The mathematics are stark for renters. On the Gold Coast's median household income, weekly rents now consume 35–40% of after-tax earnings—well above the 30% benchmark considered sustainable. In outer suburbs like Ormeau and Coomera, where affordable rentals theoretically exist, you're looking at 45-minute commutes to Broadbeach or the Surfers Paradise employment hub.
Buyers face a different calculus. The Queensland median of $850,000 remains genuinely cheaper than comparable Melbourne properties ($1.1–$1.3 million) and vastly cheaper than Sydney ($1.6+ million).

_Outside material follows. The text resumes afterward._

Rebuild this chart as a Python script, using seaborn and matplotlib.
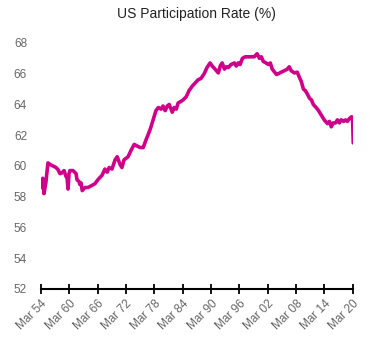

First-home buyers can still access mortgages below $600,000 in Tallebudgera Valley or the hinterland—a pathway largely closed in capital cities.
Yet the rent-versus-buy equation has tightened. A renter paying $500 weekly ($26,000 annually) for a Broadbeach apartment would need just $150,000 saved to enter the property market. Five years ago, that same rent might have stretched to ten years of savings. Rising interest rates, however, mean mortgage serviceability is tougher even with a deposit.
The Gold Coast's affordability premium persists—but it's eroding. Renters who delayed decisions hoping prices would fall now face rental markets approaching capital-city levels. Buyers who hesitated over rates now confront the reality that delaying entry costs thousands in annual rent. For both cohorts, the region's window of clear advantage is narrowing faster than anyone expected.